## YOUR TASK
The listing below contains a span that opens with the line containing "Output the Python" and closes with the line containing "import plotly.graph_objects as go". Return that span exactly.

## RAW RECORDS
============

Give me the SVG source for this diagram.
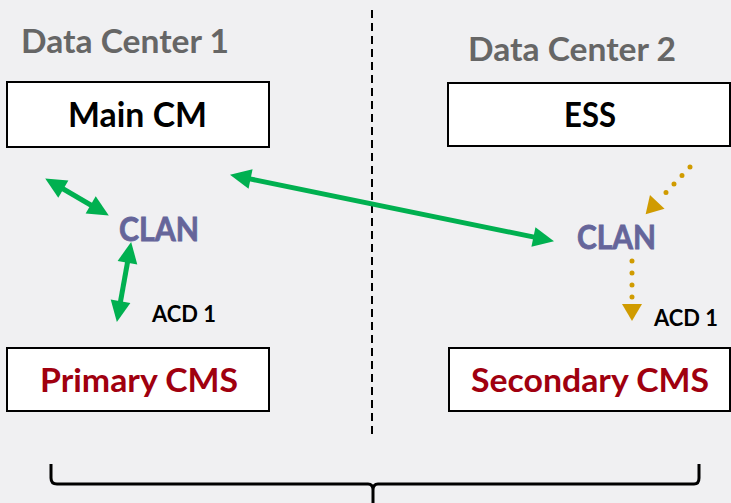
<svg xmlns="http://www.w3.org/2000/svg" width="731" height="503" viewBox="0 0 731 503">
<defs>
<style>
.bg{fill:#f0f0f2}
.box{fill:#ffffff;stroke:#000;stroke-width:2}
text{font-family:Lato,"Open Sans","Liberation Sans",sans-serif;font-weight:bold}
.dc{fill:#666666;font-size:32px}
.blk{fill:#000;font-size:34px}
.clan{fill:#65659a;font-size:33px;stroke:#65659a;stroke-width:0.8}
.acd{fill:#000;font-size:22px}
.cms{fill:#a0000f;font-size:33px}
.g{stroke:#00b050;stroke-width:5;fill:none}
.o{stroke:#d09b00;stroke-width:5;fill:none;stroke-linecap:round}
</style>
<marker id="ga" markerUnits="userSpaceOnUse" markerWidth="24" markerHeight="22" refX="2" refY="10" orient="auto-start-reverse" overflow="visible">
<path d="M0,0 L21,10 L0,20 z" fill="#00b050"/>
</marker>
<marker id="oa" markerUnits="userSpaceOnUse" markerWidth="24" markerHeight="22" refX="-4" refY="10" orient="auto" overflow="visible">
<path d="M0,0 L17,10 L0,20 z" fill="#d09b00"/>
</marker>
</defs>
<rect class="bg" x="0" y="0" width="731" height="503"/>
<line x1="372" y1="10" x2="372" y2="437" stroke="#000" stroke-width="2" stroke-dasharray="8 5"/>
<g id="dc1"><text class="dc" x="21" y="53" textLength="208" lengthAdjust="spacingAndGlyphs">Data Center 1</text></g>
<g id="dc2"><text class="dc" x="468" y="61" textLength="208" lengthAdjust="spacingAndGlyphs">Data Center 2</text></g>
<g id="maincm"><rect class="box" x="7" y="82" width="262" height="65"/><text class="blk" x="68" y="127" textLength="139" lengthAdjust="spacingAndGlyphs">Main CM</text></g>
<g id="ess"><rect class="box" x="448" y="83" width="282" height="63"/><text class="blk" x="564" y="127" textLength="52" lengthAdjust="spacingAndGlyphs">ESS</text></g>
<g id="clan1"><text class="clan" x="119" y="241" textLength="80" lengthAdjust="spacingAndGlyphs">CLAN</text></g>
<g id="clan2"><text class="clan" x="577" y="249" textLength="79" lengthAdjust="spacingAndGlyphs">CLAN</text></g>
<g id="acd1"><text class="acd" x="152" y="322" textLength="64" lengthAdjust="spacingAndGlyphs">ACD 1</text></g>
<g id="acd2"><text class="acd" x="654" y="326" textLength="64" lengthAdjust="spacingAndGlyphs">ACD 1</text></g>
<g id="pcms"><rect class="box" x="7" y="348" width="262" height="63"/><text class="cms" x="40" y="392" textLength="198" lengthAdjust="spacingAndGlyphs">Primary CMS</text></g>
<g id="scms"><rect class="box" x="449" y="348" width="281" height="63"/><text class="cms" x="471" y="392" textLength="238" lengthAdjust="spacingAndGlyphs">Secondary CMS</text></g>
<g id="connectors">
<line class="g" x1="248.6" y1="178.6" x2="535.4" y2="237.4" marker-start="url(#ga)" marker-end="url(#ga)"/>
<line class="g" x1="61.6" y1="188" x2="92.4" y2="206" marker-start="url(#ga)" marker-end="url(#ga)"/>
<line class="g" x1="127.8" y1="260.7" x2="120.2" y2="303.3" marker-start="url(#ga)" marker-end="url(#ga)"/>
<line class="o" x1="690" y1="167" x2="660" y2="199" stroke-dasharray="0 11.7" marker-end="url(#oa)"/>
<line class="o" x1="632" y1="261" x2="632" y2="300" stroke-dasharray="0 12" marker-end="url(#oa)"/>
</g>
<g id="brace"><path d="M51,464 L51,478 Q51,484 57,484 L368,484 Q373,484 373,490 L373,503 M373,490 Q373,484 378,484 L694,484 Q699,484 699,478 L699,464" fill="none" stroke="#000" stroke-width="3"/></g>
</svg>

============

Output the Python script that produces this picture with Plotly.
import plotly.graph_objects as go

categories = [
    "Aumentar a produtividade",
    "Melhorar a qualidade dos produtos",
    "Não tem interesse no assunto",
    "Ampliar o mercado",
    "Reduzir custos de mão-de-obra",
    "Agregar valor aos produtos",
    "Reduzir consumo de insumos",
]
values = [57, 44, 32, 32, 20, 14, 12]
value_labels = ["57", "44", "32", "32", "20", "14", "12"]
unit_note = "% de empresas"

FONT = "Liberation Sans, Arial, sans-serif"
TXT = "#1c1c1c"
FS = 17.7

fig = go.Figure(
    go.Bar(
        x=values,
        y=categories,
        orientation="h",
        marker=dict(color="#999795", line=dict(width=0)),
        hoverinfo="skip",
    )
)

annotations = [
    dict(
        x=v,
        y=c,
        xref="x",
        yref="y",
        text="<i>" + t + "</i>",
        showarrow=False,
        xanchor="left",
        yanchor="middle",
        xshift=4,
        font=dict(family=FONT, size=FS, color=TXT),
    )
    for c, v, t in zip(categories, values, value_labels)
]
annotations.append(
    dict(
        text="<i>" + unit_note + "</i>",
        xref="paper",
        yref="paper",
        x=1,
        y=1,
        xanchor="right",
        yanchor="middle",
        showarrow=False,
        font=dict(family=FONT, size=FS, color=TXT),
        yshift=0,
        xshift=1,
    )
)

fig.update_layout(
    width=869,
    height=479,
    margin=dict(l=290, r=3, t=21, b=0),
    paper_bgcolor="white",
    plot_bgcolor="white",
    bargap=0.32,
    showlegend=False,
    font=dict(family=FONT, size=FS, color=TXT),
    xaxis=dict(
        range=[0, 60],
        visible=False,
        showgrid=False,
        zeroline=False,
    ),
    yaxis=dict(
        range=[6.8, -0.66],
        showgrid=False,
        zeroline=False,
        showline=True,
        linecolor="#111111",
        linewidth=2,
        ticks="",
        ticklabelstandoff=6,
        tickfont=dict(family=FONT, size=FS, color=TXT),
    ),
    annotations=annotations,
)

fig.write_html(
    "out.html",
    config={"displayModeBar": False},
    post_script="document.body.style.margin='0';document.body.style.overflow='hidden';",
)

============

## CORRECT ANSWER
Output the Python script that produces this picture with Plotly.
import plotly.graph_objects as go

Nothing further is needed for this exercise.